[start THE INPUT]
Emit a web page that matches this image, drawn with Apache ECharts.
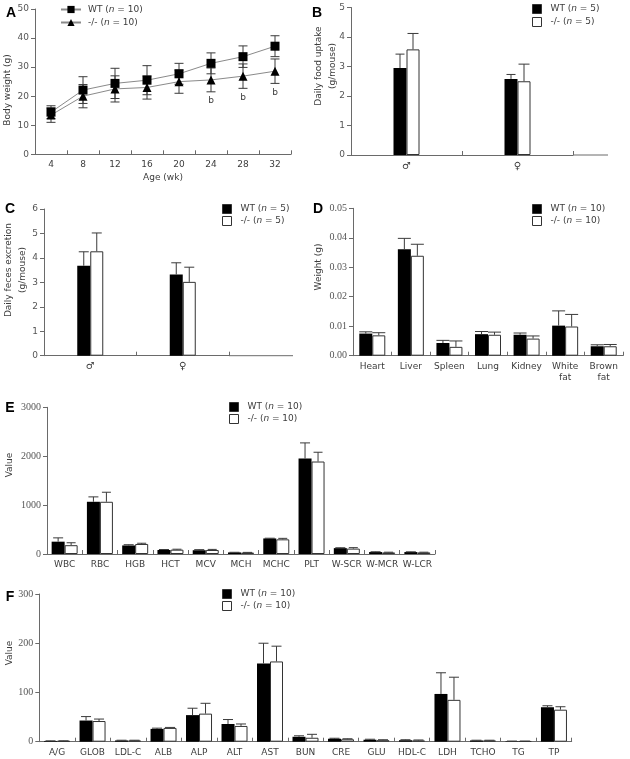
<!DOCTYPE html>
<html><head><meta charset="utf-8">
<script src="https://cdn.jsdelivr.net/npm/echarts/dist/echarts.min.js"></script>
<style>html,body{margin:0;padding:0;background:#fff}#c{width:630px;height:759px}</style>
</head><body><div id="c"></div>
<script>
// ---------- data ----------
const ageWeeks = ['4', '8', '12', '16', '20', '24', '28', '32'];
const bwWT = [14.5, 22.1, 24.4, 25.5, 27.7, 31.3, 33.6, 37.2];
const bwWTErr = [2.2, 4.6, 5.2, 5.0, 3.6, 3.6, 3.7, 3.6];
const bwKO = [13.5, 20.0, 22.5, 23.0, 25.0, 25.6, 26.9, 28.6];
const bwKOErr = [2.5, 4.0, 4.5, 4.0, 4.0, 4.1, 4.2, 4.2];
const bwSig = ['', '', '', '', '', 'b', 'b', 'b'];

const sexCats = ['\u2642', '\u2640'];
const foodWT = [2.95, 2.58];
const foodWTErr = [0.47, 0.15];
const foodKO = [3.58, 2.50];
const foodKOErr = [0.54, 0.58];

const fecesWT = [3.68, 3.32];
const fecesWTErr = [0.57, 0.48];
const fecesKO = [4.27, 3.02];
const fecesKOErr = [0.75, 0.60];

const organCats = ['Heart', 'Liver', 'Spleen', 'Lung', 'Kidney', 'White\nfat', 'Brown\nfat'];
const organWT = [0.0075, 0.0361, 0.0043, 0.0073, 0.0071, 0.0102, 0.0032];
const organWTErr = [0.0006, 0.0037, 0.0009, 0.0009, 0.0006, 0.0050, 0.0005];
const organKO = [0.0069, 0.0339, 0.0030, 0.0071, 0.0058, 0.0099, 0.0032];
const organKOErr = [0.0009, 0.0039, 0.0020, 0.0009, 0.0009, 0.0041, 0.0006];

const bloodCats = ['WBC', 'RBC', 'HGB', 'HCT', 'MCV', 'MCH', 'MCHC', 'PLT', 'W-SCR', 'W-MCR', 'W-LCR'];
const bloodWT = [252, 1068, 175, 82, 77, 32, 318, 1952, 120, 40, 40];
const bloodWTErr = [78, 100, 15, 10, 12, 3, 5, 320, 8, 6, 5];
const bloodKO = [180, 1068, 205, 88, 82, 30, 300, 1891, 110, 32, 32];
const bloodKOErr = [50, 195, 15, 10, 12, 3, 20, 190, 20, 5, 5];

const chemCats = ['A/G', 'GLOB', 'LDL-C', 'ALB', 'ALP', 'ALT', 'AST', 'BUN', 'CRE', 'GLU', 'HDL-C', 'LDH', 'TCHO', 'TG', 'TP'];
const chemWT = [1.5, 43, 2.5, 26, 54, 36, 159, 10, 6, 4, 3, 97, 2.5, 1, 70];
const chemWTErr = [0.3, 8, 0.5, 1.5, 14, 9, 41, 2, 1, 1, 1, 43, 0.5, 0.3, 3];
const chemKO = [1.5, 42, 2.5, 28, 57, 32, 163, 8, 5, 3, 2.5, 85, 2.5, 1, 65];
const chemKOErr = [0.3, 4, 0.5, 1, 21, 4, 31, 7, 1, 1, 1, 46, 0.5, 0.3, 6];

// ---------- styling / layout ----------
const SANS = 'DejaVu Sans';
const SERIF = 'Liberation Serif';
const TXT = '#3c3c3c';
const AXC = '#6a6a6a';
const ERRC = '#3a3a3a';

const grids = [
  { left: 35, top: 9, width: 256, height: 145.3 },      // A
  { left: 351, top: 7.5, width: 222, height: 147.5 },   // B
  { left: 44, top: 209, width: 185, height: 146.7 },    // C
  { left: 353, top: 208.3, width: 270, height: 147.4 }, // D
  { left: 47, top: 407.3, width: 388, height: 146.7 },  // E
  { left: 39.3, top: 594, width: 532.4, height: 147.7 } // F
];

function xCat(idx, data, extra) {
  return Object.assign({
    type: 'category', gridIndex: idx, data: data, boundaryGap: true,
    axisLine: { show: true, lineStyle: { color: AXC, width: 1 } },
    axisTick: { show: true, inside: true, length: 4, lineStyle: { color: AXC } },
    axisLabel: { interval: 0, margin: 5, color: TXT, fontFamily: SANS, fontSize: 9, lineHeight: 11 },
    splitLine: { show: false }
  }, extra || {});
}
function yVal(idx, max, interval, font, fmt, fsize) {
  return {
    type: 'value', gridIndex: idx, min: 0, max: max, interval: interval,
    axisLine: { show: true, lineStyle: { color: AXC, width: 1 } },
    axisTick: { show: true, inside: false, length: 4, lineStyle: { color: AXC } },
    axisLabel: { margin: 6, color: '#555', fontFamily: font, fontSize: fsize || 9, formatter: fmt || (v => String(v)) },
    splitLine: { show: false }
  };
}

function errorSeries(idx, vals, errs, shift, capW, both) {
  return {
    type: 'custom', xAxisIndex: idx, yAxisIndex: idx, z: 3, silent: true,
    data: vals.map((v, i) => [i, v, errs[i]]),
    renderItem: function (params, api) {
      const i = api.value(0), v = api.value(1), e = api.value(2);
      const top = api.coord([i, v + e]);
      const bot = api.coord([i, both ? v - e : v]);
      const x = top[0] + shift;
      const st = { stroke: ERRC, lineWidth: 1 };
      const ch = [
        { type: 'line', shape: { x1: x, y1: top[1], x2: x, y2: bot[1] }, style: st },
        { type: 'line', shape: { x1: x - capW / 2, y1: top[1], x2: x + capW / 2, y2: top[1] }, style: st }
      ];
      if (both) ch.push({ type: 'line', shape: { x1: x - capW / 2, y1: bot[1], x2: x + capW / 2, y2: bot[1] }, style: st });
      return { type: 'group', children: ch };
    }
  };
}

const BW = 13;
function barPair(idx, tag, wt, ko) {
  return [
    { name: 'WT-' + tag, type: 'bar', xAxisIndex: idx, yAxisIndex: idx, data: wt, barWidth: BW, barGap: '0%',
      itemStyle: { color: '#000', borderColor: '#000', borderWidth: 0 }, z: 2 },
    { name: 'KO-' + tag, type: 'bar', xAxisIndex: idx, yAxisIndex: idx, data: ko, barWidth: BW, barGap: '0%',
      itemStyle: { color: '#fff', borderColor: '#333', borderWidth: 1 }, z: 2 }
  ];
}

function legendAt(left, top, tag, n, isLine, gap) {
  const lg = {
    left: left, top: top, orient: 'vertical', padding: 0, itemGap: gap,
    itemWidth: isLine ? 20 : 9, itemHeight: 9, selectedMode: false,
    data: ['WT-' + tag, 'KO-' + tag].map(nm => isLine ? { name: nm } : { name: nm, icon: 'rect' }),
    formatter: function (name) {
      return (name.indexOf('WT') === 0 ? 'WT (' : '-/- (') + '{i|n}' + ' = ' + n + ')';
    },
    textStyle: {
      color: TXT, fontFamily: SANS, fontSize: 9, padding: [0, 0, 0, isLine ? 2 : 4],
      rich: { i: { fontStyle: 'italic', fontFamily: SANS, fontSize: 9, color: TXT } }
    }
  };
  if (!isLine) lg.itemStyle = { borderWidth: 1, borderColor: '#333' };
  return lg;
}

const series = [];
// A: body weight
series.push(errorSeries(0, bwWT, bwWTErr, 0, 9, true));
series.push(errorSeries(0, bwKO, bwKOErr, 0, 9, true));
series.push({ name: 'WT-A', type: 'line', xAxisIndex: 0, yAxisIndex: 0, data: bwWT, symbol: 'rect', symbolSize: 9,
  itemStyle: { color: '#000' }, lineStyle: { color: '#8a8a8a', width: 1 }, z: 4, silent: true });
series.push({ name: 'KO-A', type: 'line', xAxisIndex: 0, yAxisIndex: 0, data: bwKO, symbol: 'triangle', symbolSize: 9,
  itemStyle: { color: '#000' }, lineStyle: { color: '#8a8a8a', width: 1 }, z: 4, silent: true });
series.push({
  type: 'custom', xAxisIndex: 0, yAxisIndex: 0, z: 5, silent: true,
  data: bwKO.map((v, i) => [i, v, bwKOErr[i]]),
  renderItem: function (params, api) {
    const s = bwSig[params.dataIndex];
    if (!s) return null;
    const p = api.coord([api.value(0), api.value(1) - api.value(2)]);
    return { type: 'text', x: p[0], y: p[1] + 9, style: { text: s, fill: TXT, font: '9px ' + SANS, textAlign: 'center', textVerticalAlign: 'middle' } };
  }
});
// B: food uptake
series.push(...barPair(1, 'B', foodWT, foodKO));
series.push(errorSeries(1, foodWT, foodWTErr, -BW / 2, 9, false));
series.push(errorSeries(1, foodKO, foodKOErr, BW / 2, 11, false));
// C: feces
series.push(...barPair(2, 'C', fecesWT, fecesKO));
series.push(errorSeries(2, fecesWT, fecesWTErr, -BW / 2, 10, false));
series.push(errorSeries(2, fecesKO, fecesKOErr, BW / 2, 10, false));
// D: organs
series.push(...barPair(3, 'D', organWT, organKO));
series.push(errorSeries(3, organWT, organWTErr, -BW / 2, 13, false));
series.push(errorSeries(3, organKO, organKOErr, BW / 2, 13, false));
// E: blood
series.push(...barPair(4, 'E', bloodWT, bloodKO));
series.push(errorSeries(4, bloodWT, bloodWTErr, -BW / 2, 10, false));
series.push(errorSeries(4, bloodKO, bloodKOErr, BW / 2, 9, false));
// F: chemistry
series.push(...barPair(5, 'F', chemWT, chemKO));
series.push(errorSeries(5, chemWT, chemWTErr, -BW / 2, 10, false));
series.push(errorSeries(5, chemKO, chemKOErr, BW / 2, 10, false));

function label(text, x, y, opts) {
  return Object.assign({ type: 'text', x: x, y: y, silent: true,
    style: Object.assign({ text: text, fill: TXT, font: '9px ' + SANS, textAlign: 'center', textVerticalAlign: 'middle' }, (opts && opts.style) || {}) },
    opts && opts.rotation !== undefined ? { rotation: opts.rotation } : {});
}
const R = Math.PI / 2;
const letterStyle = { font: 'bold 14px Liberation Sans', fill: '#000' };
const graphic = [
  label('A', 11, 13, { style: letterStyle }),
  label('B', 317, 13, { style: letterStyle }),
  label('C', 10, 209, { style: letterStyle }),
  label('D', 318, 209, { style: letterStyle }),
  label('E', 10, 408, { style: letterStyle }),
  label('F', 10, 597, { style: letterStyle }),
  label('Body weight (g)', 8, 90, { rotation: R }),
  label('Daily food uptake\n(g/mouse)', 326, 66, { rotation: R, style: { lineHeight: 14 } }),
  label('Daily feces excretion\n(g/mouse)', 16, 270, { rotation: R, style: { lineHeight: 14 } }),
  label('Weight (g)', 319, 267, { rotation: R }),
  label('Value', 10, 465, { rotation: R }),
  label('Value', 10, 653, { rotation: R }),
  { type: 'line', silent: true, shape: { x1: 573, y1: 155, x2: 608, y2: 155 }, style: { stroke: AXC, lineWidth: 1 } },
  { type: 'line', silent: true, shape: { x1: 229, y1: 355.7, x2: 293, y2: 355.7 }, style: { stroke: AXC, lineWidth: 1 } }
];

const option = {
  backgroundColor: '#fff',
  animation: false,
  grid: grids.map(g => Object.assign({ containLabel: false, outerBoundsMode: 'none' }, g)),
  xAxis: [
    xCat(0, ageWeeks, { name: 'Age (wk)', nameLocation: 'middle', nameGap: 19,
      nameTextStyle: { color: TXT, fontFamily: SANS, fontSize: 9 } }),
    xCat(1, sexCats, { axisLabel: { interval: 0, margin: 6, color: TXT, fontFamily: SANS, fontSize: 10 } }),
    xCat(2, sexCats, { axisLabel: { interval: 0, margin: 6, color: TXT, fontFamily: SANS, fontSize: 10 } }),
    xCat(3, organCats),
    xCat(4, bloodCats),
    xCat(5, chemCats)
  ],
  yAxis: [
    yVal(0, 50, 10, SANS),
    yVal(1, 5, 1, SANS),
    yVal(2, 6, 1, SANS),
    yVal(3, 0.05, 0.01, SERIF, v => v.toFixed(2), 10),
    yVal(4, 3000, 1000, SERIF, null, 10),
    yVal(5, 300, 100, SERIF, null, 10)
  ],
  legend: [
    legendAt(60, 5, 'A', 10, true, 4),
    legendAt(532, 4, 'B', 5, false, 3),
    legendAt(222, 204, 'C', 5, false, 2),
    legendAt(532, 204, 'D', 10, false, 2),
    legendAt(229, 402, 'E', 10, false, 2),
    legendAt(222, 589, 'F', 10, false, 2)
  ],
  graphic: graphic,
  series: series
};

const chart = echarts.init(document.getElementById('c'), null, { renderer: 'canvas' });
chart.setOption(option);
</script></body></html>
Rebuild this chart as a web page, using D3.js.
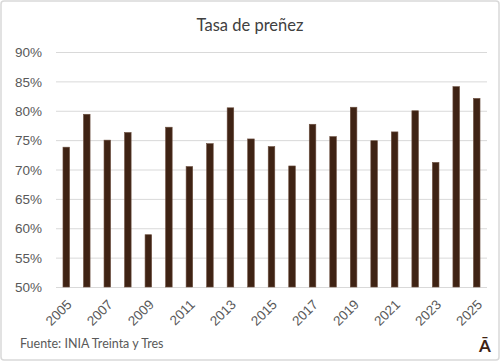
[end THE INPUT]
■ WHAT IS ASKED: Starting at the top of the listing above, please restate word for word each line up to and including the one that holds "const fecesKOErr = [0.75, 0.60];", omitting every image.

■ SOLUTION TO THIS TASK:
Emit a web page that matches this image, drawn with Apache ECharts.
<!DOCTYPE html>
<html><head><meta charset="utf-8">
<script src="https://cdn.jsdelivr.net/npm/echarts/dist/echarts.min.js"></script>
<style>html,body{margin:0;padding:0;background:#fff}#c{width:630px;height:759px}</style>
</head><body><div id="c"></div>
<script>
// ---------- data ----------
const ageWeeks = ['4', '8', '12', '16', '20', '24', '28', '32'];
const bwWT = [14.5, 22.1, 24.4, 25.5, 27.7, 31.3, 33.6, 37.2];
const bwWTErr = [2.2, 4.6, 5.2, 5.0, 3.6, 3.6, 3.7, 3.6];
const bwKO = [13.5, 20.0, 22.5, 23.0, 25.0, 25.6, 26.9, 28.6];
const bwKOErr = [2.5, 4.0, 4.5, 4.0, 4.0, 4.1, 4.2, 4.2];
const bwSig = ['', '', '', '', '', 'b', 'b', 'b'];

const sexCats = ['\u2642', '\u2640'];
const foodWT = [2.95, 2.58];
const foodWTErr = [0.47, 0.15];
const foodKO = [3.58, 2.50];
const foodKOErr = [0.54, 0.58];

const fecesWT = [3.68, 3.32];
const fecesWTErr = [0.57, 0.48];
const fecesKO = [4.27, 3.02];
const fecesKOErr = [0.75, 0.60];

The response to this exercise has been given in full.